- _TASK BRIEF_
Return the count of lines that mention "this", with no other words.

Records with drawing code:
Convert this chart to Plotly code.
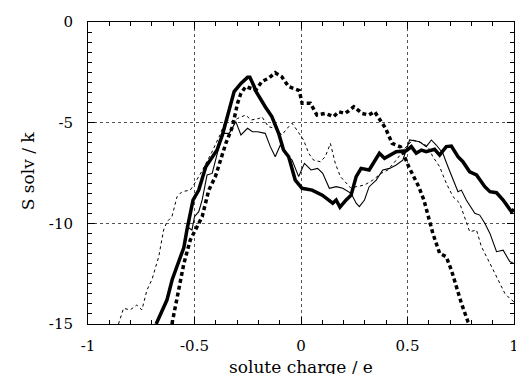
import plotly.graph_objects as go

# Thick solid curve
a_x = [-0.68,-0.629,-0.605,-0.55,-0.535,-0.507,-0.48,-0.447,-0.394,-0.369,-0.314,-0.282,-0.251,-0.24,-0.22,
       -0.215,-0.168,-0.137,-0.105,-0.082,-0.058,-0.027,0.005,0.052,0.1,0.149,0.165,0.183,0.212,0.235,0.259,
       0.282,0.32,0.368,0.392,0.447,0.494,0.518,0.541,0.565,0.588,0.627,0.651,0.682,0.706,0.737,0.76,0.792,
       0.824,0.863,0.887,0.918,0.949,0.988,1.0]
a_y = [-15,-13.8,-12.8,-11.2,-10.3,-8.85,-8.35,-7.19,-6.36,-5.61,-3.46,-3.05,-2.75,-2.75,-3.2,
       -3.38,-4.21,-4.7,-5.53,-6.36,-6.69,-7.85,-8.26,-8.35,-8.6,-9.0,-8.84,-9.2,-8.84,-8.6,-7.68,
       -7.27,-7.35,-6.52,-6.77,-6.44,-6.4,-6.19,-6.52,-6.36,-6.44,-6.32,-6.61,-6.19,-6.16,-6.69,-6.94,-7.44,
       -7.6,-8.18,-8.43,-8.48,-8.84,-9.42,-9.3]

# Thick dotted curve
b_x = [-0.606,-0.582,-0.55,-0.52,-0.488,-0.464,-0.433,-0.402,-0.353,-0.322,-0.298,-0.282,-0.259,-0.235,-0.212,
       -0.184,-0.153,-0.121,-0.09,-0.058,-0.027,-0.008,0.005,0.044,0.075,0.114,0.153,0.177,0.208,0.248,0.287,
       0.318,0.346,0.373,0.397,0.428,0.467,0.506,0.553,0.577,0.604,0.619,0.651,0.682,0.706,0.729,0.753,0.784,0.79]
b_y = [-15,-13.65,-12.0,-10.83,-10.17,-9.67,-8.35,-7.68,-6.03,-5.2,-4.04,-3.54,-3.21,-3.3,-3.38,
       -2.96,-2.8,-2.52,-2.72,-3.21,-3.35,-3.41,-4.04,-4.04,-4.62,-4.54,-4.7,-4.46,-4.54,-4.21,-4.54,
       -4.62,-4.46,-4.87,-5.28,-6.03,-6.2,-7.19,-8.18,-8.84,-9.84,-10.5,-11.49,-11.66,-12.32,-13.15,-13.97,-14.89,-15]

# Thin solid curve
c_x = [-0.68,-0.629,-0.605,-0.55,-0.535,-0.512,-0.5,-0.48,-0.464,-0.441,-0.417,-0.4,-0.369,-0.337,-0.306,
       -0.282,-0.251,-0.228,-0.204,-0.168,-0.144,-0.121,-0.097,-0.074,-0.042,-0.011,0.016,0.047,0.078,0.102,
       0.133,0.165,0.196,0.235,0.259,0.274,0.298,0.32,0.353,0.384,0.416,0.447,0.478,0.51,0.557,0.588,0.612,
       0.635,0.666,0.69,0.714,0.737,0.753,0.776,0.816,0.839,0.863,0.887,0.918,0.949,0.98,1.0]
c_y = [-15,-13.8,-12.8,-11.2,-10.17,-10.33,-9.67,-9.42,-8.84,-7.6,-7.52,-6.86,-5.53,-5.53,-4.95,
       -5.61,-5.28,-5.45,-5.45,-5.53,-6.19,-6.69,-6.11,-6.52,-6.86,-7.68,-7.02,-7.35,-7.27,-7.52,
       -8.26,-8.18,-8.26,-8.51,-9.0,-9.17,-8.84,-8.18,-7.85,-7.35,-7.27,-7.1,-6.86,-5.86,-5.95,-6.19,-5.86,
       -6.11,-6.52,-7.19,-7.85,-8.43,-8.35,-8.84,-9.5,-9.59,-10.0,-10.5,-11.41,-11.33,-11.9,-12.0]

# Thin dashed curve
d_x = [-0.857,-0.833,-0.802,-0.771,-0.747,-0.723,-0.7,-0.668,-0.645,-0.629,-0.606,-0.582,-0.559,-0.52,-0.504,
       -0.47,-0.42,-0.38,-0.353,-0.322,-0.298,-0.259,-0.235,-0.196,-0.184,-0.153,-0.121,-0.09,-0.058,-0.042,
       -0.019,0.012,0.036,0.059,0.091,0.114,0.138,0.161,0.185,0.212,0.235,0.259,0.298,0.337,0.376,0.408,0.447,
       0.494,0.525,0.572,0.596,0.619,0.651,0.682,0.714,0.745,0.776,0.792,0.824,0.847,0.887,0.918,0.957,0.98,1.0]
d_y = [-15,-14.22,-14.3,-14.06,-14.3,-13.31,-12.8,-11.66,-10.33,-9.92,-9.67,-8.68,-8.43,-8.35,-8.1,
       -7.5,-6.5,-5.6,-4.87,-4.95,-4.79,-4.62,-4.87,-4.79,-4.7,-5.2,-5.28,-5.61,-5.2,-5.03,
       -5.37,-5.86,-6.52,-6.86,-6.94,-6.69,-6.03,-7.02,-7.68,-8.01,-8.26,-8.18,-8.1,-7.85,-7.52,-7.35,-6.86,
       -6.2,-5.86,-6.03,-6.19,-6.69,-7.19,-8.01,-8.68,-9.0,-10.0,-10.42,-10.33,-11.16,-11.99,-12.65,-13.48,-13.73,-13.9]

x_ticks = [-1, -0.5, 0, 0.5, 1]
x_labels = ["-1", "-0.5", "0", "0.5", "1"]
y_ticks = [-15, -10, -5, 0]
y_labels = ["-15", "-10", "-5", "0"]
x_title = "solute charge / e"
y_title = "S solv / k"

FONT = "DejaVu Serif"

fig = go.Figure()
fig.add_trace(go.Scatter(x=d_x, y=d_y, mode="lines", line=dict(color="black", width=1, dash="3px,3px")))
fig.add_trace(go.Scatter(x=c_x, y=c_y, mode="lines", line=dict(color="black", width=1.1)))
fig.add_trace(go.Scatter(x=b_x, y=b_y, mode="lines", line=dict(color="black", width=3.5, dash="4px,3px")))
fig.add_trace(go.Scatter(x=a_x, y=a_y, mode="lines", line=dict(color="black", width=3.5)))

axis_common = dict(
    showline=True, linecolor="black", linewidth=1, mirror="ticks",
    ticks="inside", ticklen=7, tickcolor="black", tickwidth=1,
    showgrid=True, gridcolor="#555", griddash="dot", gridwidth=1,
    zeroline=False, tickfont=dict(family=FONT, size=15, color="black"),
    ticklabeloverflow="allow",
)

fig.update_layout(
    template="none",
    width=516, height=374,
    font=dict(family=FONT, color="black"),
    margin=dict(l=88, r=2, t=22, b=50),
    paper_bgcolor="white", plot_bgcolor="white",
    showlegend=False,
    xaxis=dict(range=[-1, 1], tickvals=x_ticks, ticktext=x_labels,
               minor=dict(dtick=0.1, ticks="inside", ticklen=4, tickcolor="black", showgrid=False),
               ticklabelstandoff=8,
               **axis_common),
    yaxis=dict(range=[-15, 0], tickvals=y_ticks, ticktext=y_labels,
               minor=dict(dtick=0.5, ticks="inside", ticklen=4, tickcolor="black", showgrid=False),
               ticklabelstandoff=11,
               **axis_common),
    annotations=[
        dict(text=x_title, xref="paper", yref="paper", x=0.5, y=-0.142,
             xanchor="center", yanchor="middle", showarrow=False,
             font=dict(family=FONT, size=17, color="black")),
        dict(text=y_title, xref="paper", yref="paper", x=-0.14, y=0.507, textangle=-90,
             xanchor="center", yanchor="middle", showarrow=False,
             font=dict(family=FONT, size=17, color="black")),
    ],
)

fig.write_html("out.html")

--

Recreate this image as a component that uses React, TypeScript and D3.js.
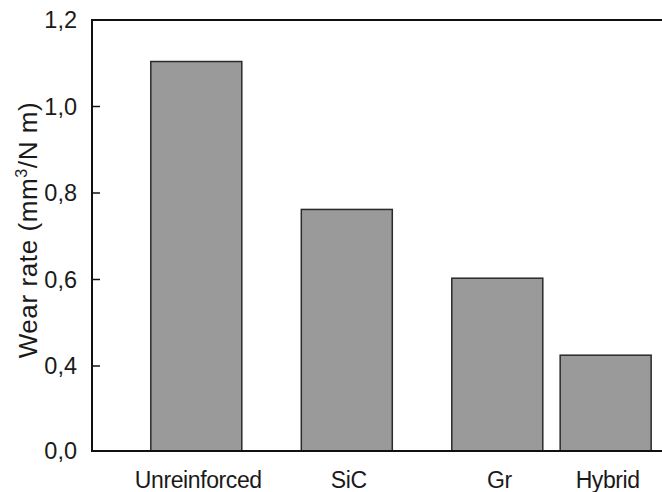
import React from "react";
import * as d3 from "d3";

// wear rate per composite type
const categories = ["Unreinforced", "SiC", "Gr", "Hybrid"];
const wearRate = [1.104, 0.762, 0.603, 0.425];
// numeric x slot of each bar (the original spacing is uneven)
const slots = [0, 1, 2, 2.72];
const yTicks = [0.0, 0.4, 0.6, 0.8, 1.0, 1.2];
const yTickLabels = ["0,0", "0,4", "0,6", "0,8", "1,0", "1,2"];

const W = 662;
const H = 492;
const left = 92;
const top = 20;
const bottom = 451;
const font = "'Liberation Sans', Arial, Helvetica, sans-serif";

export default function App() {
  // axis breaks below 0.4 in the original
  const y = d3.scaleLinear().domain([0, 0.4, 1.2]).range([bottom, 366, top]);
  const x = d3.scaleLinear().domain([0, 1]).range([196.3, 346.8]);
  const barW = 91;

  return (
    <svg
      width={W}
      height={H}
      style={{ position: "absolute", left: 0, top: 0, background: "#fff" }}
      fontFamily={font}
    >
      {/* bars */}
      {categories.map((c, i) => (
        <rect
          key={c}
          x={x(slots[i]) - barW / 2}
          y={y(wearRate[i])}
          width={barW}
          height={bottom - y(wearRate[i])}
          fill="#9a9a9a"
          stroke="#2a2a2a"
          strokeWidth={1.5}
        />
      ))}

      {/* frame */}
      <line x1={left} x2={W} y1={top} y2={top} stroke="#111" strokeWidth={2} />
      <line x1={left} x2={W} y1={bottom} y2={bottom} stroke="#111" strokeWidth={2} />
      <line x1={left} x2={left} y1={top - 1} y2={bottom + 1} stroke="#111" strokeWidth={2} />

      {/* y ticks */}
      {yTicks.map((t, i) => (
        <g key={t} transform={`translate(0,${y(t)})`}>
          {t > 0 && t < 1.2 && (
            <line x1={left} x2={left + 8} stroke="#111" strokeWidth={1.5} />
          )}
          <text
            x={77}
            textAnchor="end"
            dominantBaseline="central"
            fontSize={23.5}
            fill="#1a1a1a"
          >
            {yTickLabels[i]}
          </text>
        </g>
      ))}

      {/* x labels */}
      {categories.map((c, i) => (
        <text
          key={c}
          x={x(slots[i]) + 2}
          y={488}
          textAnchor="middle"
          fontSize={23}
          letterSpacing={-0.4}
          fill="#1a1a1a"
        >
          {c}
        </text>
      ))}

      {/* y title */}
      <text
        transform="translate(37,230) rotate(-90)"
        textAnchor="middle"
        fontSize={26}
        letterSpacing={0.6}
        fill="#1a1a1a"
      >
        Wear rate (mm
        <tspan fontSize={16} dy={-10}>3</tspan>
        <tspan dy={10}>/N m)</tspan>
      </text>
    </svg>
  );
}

==

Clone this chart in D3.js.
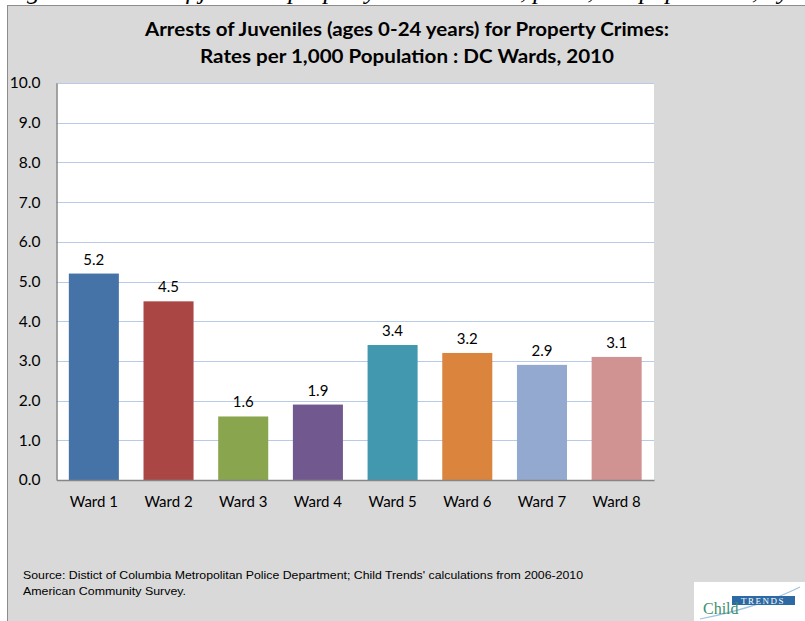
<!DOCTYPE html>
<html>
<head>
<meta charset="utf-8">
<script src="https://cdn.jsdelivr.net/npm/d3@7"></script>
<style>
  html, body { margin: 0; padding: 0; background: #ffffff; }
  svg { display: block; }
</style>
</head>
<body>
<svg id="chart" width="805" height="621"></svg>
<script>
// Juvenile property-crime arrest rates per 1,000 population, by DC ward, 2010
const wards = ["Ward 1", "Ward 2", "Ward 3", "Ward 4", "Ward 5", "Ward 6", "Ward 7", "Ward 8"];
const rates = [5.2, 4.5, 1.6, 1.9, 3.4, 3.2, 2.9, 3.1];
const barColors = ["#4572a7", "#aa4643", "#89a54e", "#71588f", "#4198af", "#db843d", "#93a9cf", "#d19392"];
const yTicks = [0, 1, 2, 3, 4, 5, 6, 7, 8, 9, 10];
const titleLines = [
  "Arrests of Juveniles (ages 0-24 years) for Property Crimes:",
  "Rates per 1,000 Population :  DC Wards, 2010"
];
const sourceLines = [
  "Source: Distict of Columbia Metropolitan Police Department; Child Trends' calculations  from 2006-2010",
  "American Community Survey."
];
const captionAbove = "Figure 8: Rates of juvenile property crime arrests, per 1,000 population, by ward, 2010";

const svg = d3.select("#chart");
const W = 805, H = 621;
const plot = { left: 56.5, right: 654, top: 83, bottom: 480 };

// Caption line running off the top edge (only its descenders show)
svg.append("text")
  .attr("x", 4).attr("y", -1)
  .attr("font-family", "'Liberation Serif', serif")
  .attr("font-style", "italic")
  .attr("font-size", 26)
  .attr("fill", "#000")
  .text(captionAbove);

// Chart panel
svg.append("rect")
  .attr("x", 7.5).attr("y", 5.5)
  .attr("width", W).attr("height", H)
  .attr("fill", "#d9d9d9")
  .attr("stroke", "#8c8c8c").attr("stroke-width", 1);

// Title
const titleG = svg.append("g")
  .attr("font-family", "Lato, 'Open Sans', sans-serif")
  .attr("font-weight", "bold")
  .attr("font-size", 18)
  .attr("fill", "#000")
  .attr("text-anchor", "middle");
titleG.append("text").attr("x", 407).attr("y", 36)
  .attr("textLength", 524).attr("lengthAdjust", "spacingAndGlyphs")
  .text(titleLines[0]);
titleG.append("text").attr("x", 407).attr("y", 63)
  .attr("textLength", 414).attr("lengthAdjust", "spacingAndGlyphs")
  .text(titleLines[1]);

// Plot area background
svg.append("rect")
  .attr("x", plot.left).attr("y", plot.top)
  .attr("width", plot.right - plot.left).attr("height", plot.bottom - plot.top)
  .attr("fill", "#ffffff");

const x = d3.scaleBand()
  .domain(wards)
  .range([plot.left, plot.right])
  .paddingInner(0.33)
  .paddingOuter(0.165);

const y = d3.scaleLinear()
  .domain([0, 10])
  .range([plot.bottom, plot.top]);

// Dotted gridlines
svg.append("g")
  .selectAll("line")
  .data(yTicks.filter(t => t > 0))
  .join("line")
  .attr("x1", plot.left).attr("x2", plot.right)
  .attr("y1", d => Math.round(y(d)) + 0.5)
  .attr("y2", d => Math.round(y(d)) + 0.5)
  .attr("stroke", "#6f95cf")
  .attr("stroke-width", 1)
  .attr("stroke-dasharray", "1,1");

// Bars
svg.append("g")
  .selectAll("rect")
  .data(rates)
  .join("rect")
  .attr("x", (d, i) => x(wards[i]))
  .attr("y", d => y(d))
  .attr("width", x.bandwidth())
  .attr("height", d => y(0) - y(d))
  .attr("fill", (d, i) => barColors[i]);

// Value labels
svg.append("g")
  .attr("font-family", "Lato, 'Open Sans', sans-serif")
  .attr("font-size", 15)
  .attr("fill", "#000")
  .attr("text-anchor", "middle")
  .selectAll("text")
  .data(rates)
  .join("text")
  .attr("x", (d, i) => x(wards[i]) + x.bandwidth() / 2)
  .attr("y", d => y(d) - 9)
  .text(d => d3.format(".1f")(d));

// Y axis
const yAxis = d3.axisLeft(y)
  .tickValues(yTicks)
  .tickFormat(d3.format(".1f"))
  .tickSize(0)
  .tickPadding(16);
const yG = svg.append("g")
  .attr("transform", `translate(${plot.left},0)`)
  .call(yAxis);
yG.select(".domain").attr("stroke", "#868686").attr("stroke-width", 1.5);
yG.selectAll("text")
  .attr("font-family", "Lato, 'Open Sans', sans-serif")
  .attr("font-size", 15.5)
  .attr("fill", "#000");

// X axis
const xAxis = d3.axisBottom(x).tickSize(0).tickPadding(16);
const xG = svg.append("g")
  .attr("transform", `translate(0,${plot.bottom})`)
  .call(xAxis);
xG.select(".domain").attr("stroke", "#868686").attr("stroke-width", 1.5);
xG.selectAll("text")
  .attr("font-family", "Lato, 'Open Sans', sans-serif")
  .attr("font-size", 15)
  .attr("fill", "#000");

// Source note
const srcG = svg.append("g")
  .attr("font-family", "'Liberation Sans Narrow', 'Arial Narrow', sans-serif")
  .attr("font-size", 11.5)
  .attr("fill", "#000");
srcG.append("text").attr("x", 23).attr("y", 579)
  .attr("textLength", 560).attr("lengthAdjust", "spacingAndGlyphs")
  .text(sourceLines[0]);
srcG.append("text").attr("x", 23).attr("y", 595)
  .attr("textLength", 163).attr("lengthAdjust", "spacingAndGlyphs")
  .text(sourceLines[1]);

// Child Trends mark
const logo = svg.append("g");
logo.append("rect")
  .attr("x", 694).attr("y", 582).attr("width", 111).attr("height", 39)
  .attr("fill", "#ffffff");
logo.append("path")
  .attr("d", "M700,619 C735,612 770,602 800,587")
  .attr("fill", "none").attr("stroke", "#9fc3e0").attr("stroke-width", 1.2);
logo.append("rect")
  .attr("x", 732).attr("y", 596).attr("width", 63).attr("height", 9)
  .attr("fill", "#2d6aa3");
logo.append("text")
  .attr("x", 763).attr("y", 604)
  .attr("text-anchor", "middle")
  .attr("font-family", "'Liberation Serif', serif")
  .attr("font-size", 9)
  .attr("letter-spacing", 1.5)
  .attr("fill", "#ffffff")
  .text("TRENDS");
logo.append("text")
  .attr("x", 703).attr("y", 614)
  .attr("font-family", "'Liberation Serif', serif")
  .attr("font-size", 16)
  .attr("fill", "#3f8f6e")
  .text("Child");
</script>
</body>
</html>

- _TASK RESULT_
3